Nirgendwo hatte der Kanzler auf seiner Reise durch die Slowakei, Serbien und Kroatien richtig Zeit. In 30 Stunden und in drei Ländern ständiges Werben für das "gute alte Europa" - damit die von Wirtschaftskrisen und noch vom Krieg gekennzeichneten Regionen bald Anschluss finden.
Die Arbeitsteilung auf der zweitägigen Reise wurde schnell klar: Auf der einen Seite Lob für die enormen wirtschaftlichen Fortschritte in der Slowakei, die schon ab Mai 2004 Vollmitglied im europäischen Club wird. Dagegen dort, wo es noch nicht so gut läuft, wie etwa in Belgrad, sanften Druck machen und Anreize schaffen für mehr deutsches Engagement. Etwa mit der Zusage für einen deutschen 30-Millionen- Kredit.
Weit geöffnete Türen in Zagreb
In Zagreb, der letzten Station von Schröders Balkan-Express-Tour, fand der Kanzler am Donnerstag für diese Strategie weit geöffnete Türen. Deutschland wisse, "dass sich Kroatien als Teil Europas begreift", versicherte er seinem Gastgeber, dem sozialdemokratischen Ministerpräsidenten Ivica Racan. Das sei auch der Grund, warum "wir ohne Wenn und Aber den kroatischen Wunsch nach EU-Mitgliedschaft unterstützen". Und geradezu freundschaftlich sprachen sich Schröder und Racan, der mitten im Wahlkampf steckt, gegenseitig Trost zu: dass nötige Reformen nämlich bei der Bevölkerung erst einmal für Verdruss sorgen und "unpopulär sind, aber sich letztlich doch lohnen".
Komplizierter ging es in Belgrad zu. Erst vor gut einem halben Jahr hatten dort Attentäter den von Schröder geschätzten Reform- Premier Zoran Djindjic umgebracht. Klarer als bislang unterstrich der Präsident von Serbien und Montenegro, Svetozar Marovic, beim abendlichen Festessen den Wunsch, dass auch sein Land "so schnell wie möglich ein gleichberechtigter Partner und EU-Mitglied" werden will. Schröder akzeptierte den unüberhörbaren Wunsch, wieder "Teil des guten alten Europas" zu werden. Dazu gehörten aber auch mehr demokratische Stabilität und Rechtssicherheit, mahnte der Kanzler.
Belgrad in der Krise
Aktuell steckt die Regierung in Belgrad in einer tiefen Krise. Beobachter rechnen mit vorgezogenen Neuwahlen. Verärgert sind Berlin und andere EU-Hauptstädte über die nach wie vor mangelnde Zusammenarbeit Belgrads mit dem Kriegsverbrechertribunal in Den Haag. Die serbische Führung hatte vor kurzem ungehalten auf die Anklage gegen vier Polizei- und Armeegeneräle durch das Gericht reagiert. Regierungskreise in Berlin hatten vor der Kanzlerreise angekündigt, Schröder werde diesen Vorgang angemessen zur Sprache bringen. Doch vor der Presse mied er nach seinen offiziellen Gesprächen bewusst eine öffentliche Rüge, um nicht unnötig die ohnehin erstarkten nationalistischen Kräfte zu provozieren. Auch das Reizthema Kosovo wurde zumindest öffentlich ausgespart.

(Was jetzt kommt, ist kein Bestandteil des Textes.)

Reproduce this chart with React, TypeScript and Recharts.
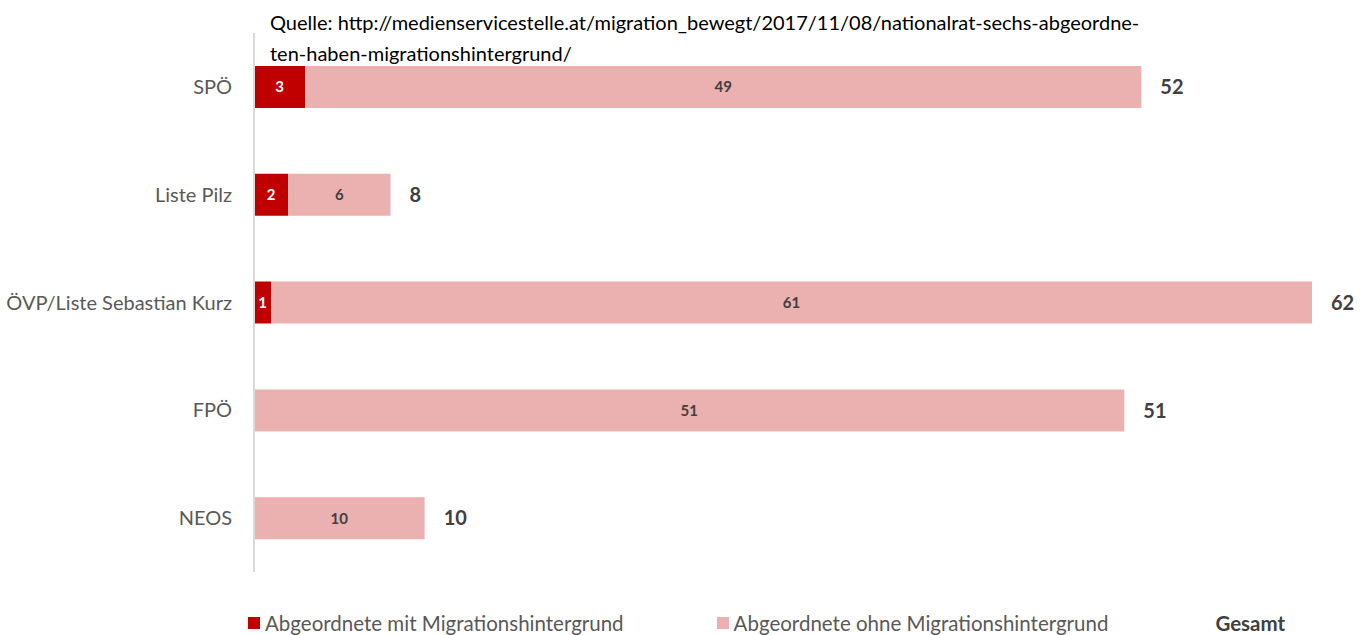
import { BarChart, Bar, XAxis, YAxis, LabelList } from 'recharts';

const parteien = ['SPÖ', 'Liste Pilz', 'ÖVP/Liste Sebastian Kurz', 'FPÖ', 'NEOS'];
const mitMigration = [3, 2, 1, 0, 0];
const ohneMigration = [49, 6, 61, 51, 10];
const gesamt = [52, 8, 62, 51, 10];

const serien = [
  { key: 'mit', name: 'Abgeordnete mit Migrationshintergrund', color: '#c00000' },
  { key: 'ohne', name: 'Abgeordnete ohne Migrationshintergrund', color: '#ebb1b1' },
];

const quelle = [
  'Quelle: http://medienservicestelle.at/migration_bewegt/2017/11/08/nationalrat-sechs-abgeordne-',
  'ten-haben-migrationshintergrund/',
];

const data = parteien.map((name, i) => ({
  name,
  mit: mitMigration[i],
  ohne: ohneMigration[i],
  total: gesamt[i],
}));

const font = 'Lato, "Open Sans", sans-serif';

export default function App() {
  return (
    <div style={{ position: 'absolute', left: 0, top: 0, width: 1368, height: 635, background: '#fff', fontFamily: font }}>
      <div style={{ position: 'absolute', left: 270, top: 7, fontSize: 20, lineHeight: '31px', color: '#000', whiteSpace: 'nowrap' }}>
        {quelle.map((l) => (
          <div key={l}>{l}</div>
        ))}
      </div>
      <BarChart
        width={1368}
        height={635}
        data={data}
        layout="vertical"
        margin={{ top: 33, right: 56, bottom: 63, left: 0 }}
        barSize={42}
      >
        <XAxis type="number" domain={[0, 62]} hide />
        <YAxis
          type="category"
          dataKey="name"
          width={254}
          tickLine={false}
          tickSize={0}
          tickMargin={22}
          axisLine={{ stroke: '#d9d9d9', strokeWidth: 2 }}
          tick={{ fill: '#595959', fontSize: 20, fontFamily: font }}
        />
        <Bar dataKey="mit" stackId="a" fill={serien[0].color} isAnimationActive={false}>
          <LabelList
            dataKey="mit"
            position="center"
            formatter={(v: any) => (v ? v : '')}
            fill="#fff"
            fontSize={15}
            fontWeight="bold"
            fontFamily={font}
          />
        </Bar>
        <Bar dataKey="ohne" stackId="a" fill={serien[1].color} isAnimationActive={false}>
          <LabelList
            dataKey="ohne"
            position="center"
            fill="#404040"
            fontSize={15}
            fontWeight="bold"
            fontFamily={font}
          />
          <LabelList
            dataKey="total"
            position="right"
            offset={19}
            fill="#404040"
            fontSize={20}
            fontWeight="bold"
            fontFamily={font}
          />
        </Bar>
      </BarChart>
      <div style={{ position: 'absolute', top: 611, left: 248, fontSize: 20.5, color: '#595959', display: 'flex', alignItems: 'center', whiteSpace: 'nowrap' }}>
        {serien.map((s, i) => (
          <div key={s.key} style={{ display: 'flex', alignItems: 'center', marginRight: i === 0 ? 93 : 107 }}>
            <span style={{ display: 'inline-block', width: 12, height: 12, background: s.color, marginRight: 5 }} />
            <span>{s.name}</span>
          </div>
        ))}
        <span style={{ fontWeight: 'bold', color: '#404040' }}>Gesamt</span>
      </div>
    </div>
  );
}
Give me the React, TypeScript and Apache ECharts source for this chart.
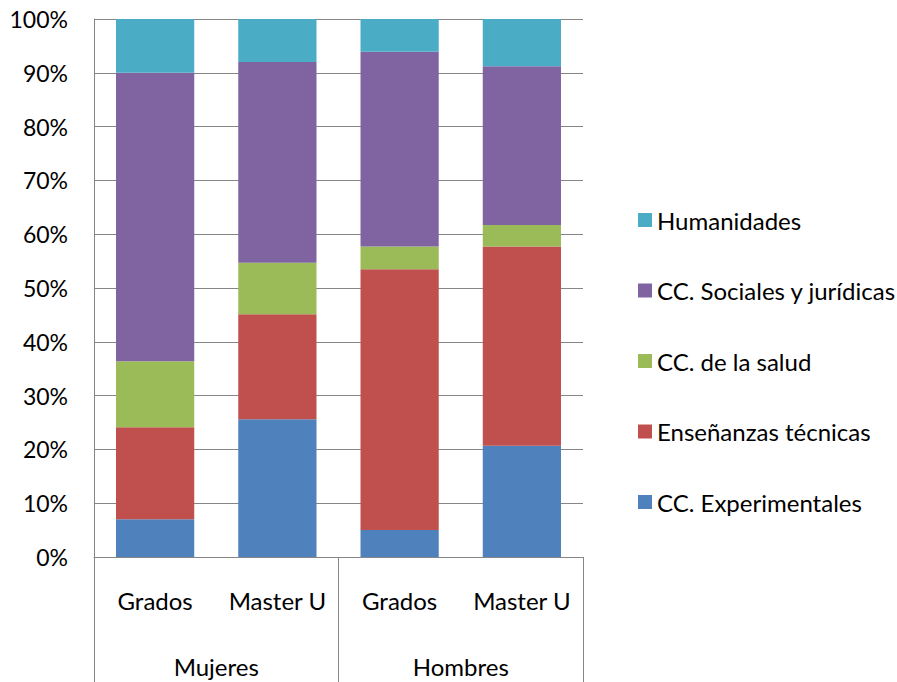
import React, { useEffect, useRef } from "react";
import * as echarts from "echarts";

const categories = ["Grados", "Master U", "Grados", "Master U"];
const groups = ["Mujeres", "Hombres"];
const seriesNames = [
  "CC. Experimentales",
  "Enseñanzas técnicas",
  "CC. de la salud",
  "CC. Sociales y jurídicas",
  "Humanidades",
];
const experimentales = [7.0, 25.6, 5.0, 20.7];
const tecnicas = [17.1, 19.5, 48.5, 37.0];
const salud = [12.3, 9.6, 4.2, 4.0];
const sociales = [53.6, 37.3, 36.2, 29.5];
const humanidades = [10.0, 8.0, 6.1, 8.8];
const colors = ["#4F81BD", "#C0504D", "#9BBB59", "#8064A2", "#4BACC6"];

const FONT = "Lato";
const FS = 24;

export default function App() {
  const ref = useRef<HTMLDivElement>(null);
  useEffect(() => {
    document.body.style.margin = "0";
    if (!ref.current) return;
    const chart = echarts.init(ref.current, null, { renderer: "svg" });
    const values = [experimentales, tecnicas, salud, sociales, humanidades];
    chart.setOption({
      animation: false,
      backgroundColor: "#ffffff",
      textStyle: { fontFamily: FONT },
      grid: { left: 94, right: 314, top: 19, bottom: 125, containLabel: false },
      legend: {
        orient: "vertical",
        left: 633,
        top: 203,
        itemWidth: 14,
        itemHeight: 14,
        itemGap: 46.5,
        icon: "rect",
        data: [...seriesNames].reverse(),
        textStyle: { fontFamily: FONT, fontSize: FS, color: "#000" },
      },
      xAxis: [
        {
          type: "category",
          data: categories,
          position: "bottom",
          axisLine: { show: true, lineStyle: { color: "#868686", width: 1 } },
          axisTick: { show: false },
          axisLabel: { interval: 0, margin: 31, fontFamily: FONT, fontSize: FS, color: "#000" },
        },
        {
          type: "category",
          data: groups,
          position: "bottom",
          offset: 0,
          axisLine: { show: false },
          axisTick: { show: true, length: 130, interval: 0, lineStyle: { color: "#868686", width: 1 } },
          axisLabel: { interval: 0, margin: 97, fontFamily: FONT, fontSize: FS, color: "#000" },
        },
      ],
      yAxis: {
        type: "value",
        min: 0,
        max: 100,
        interval: 10,
        axisLine: { show: true, lineStyle: { color: "#868686", width: 1 } },
        axisTick: { show: false },
        splitLine: { show: true, lineStyle: { color: "#868686", width: 1 } },
        axisLabel: { formatter: "{value}%", margin: 26, fontFamily: FONT, fontSize: 23, color: "#000" },
      },
      series: seriesNames.map((name, i) => ({
        name,
        type: "bar",
        stack: "total",
        xAxisIndex: 0,
        barCategoryGap: "36%",
        data: values[i],
        itemStyle: { color: colors[i] },
      })),
    });
    return () => chart.dispose();
  }, []);
  return <div ref={ref} style={{ width: 897, height: 682 }} />;
}
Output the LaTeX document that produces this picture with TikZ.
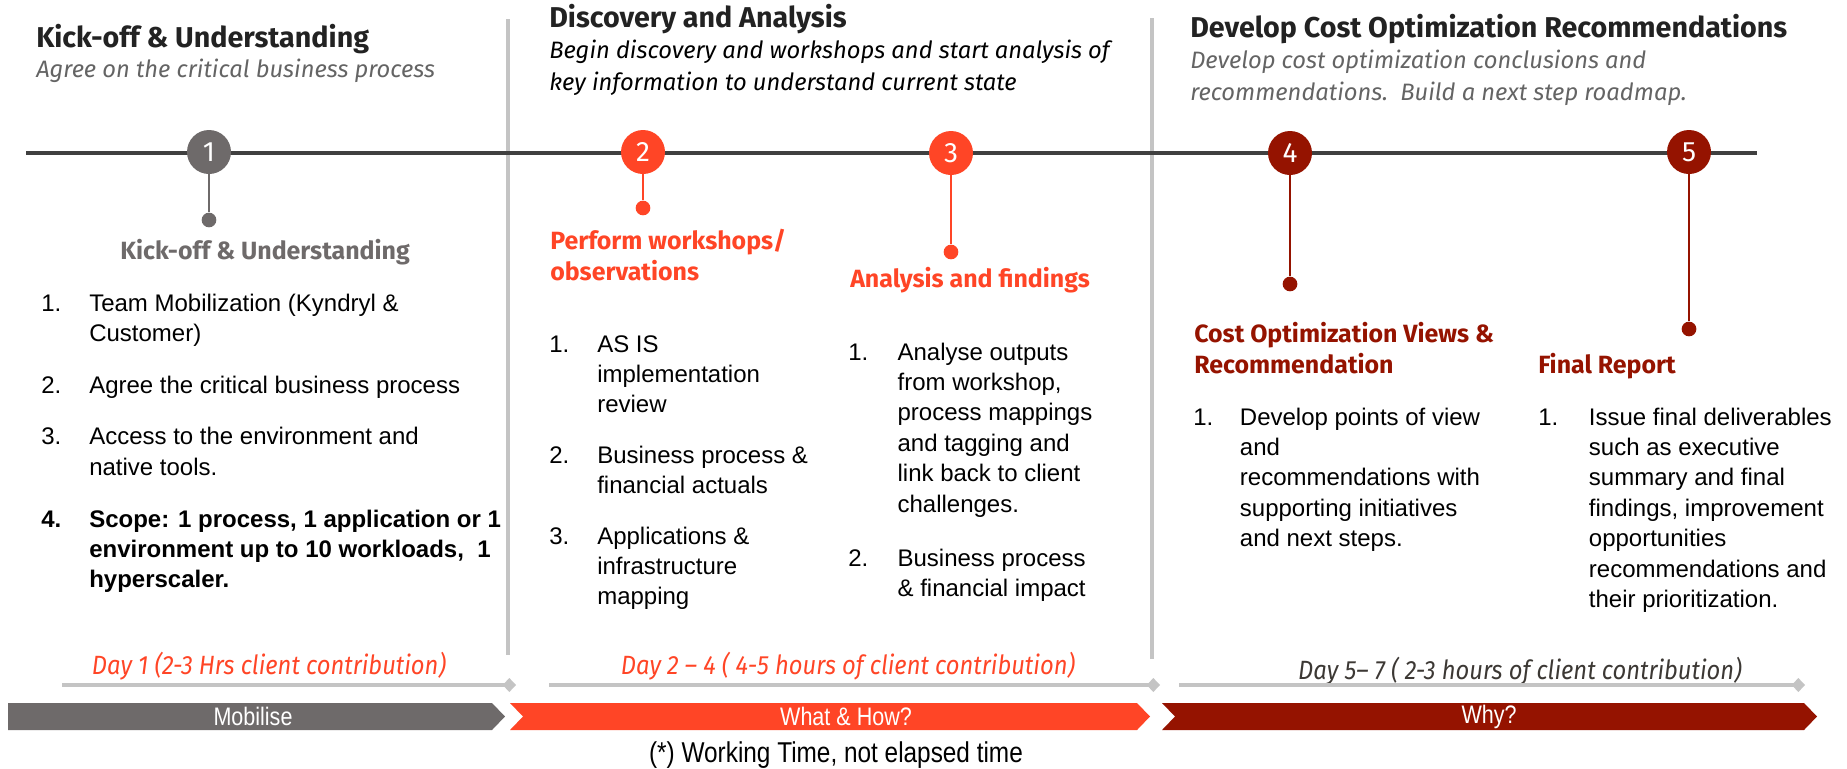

Beim Besuch des VW-Werkes in Bratislava wollte der "Auto-Kanzler" seine Verkäufer-Qualitäten testen. Seinen Gastgeber, Ministerpräsident Mikulas Dzurinda, wollte er überreden, sich privat ein 75 000 Euro teures Luxusmodell des dort produzierten Geländewagen Tuareg zuzulegen. Das Geld habe der Amtskollege doch sicher locker in der Tasche. Doch Dzurinda zeigte sich sparsam. Er wolle zwar gern "treuer VW-Kunde" bleiben, aber seinen alten VW-Passat werde er erst einmal weiter fahren.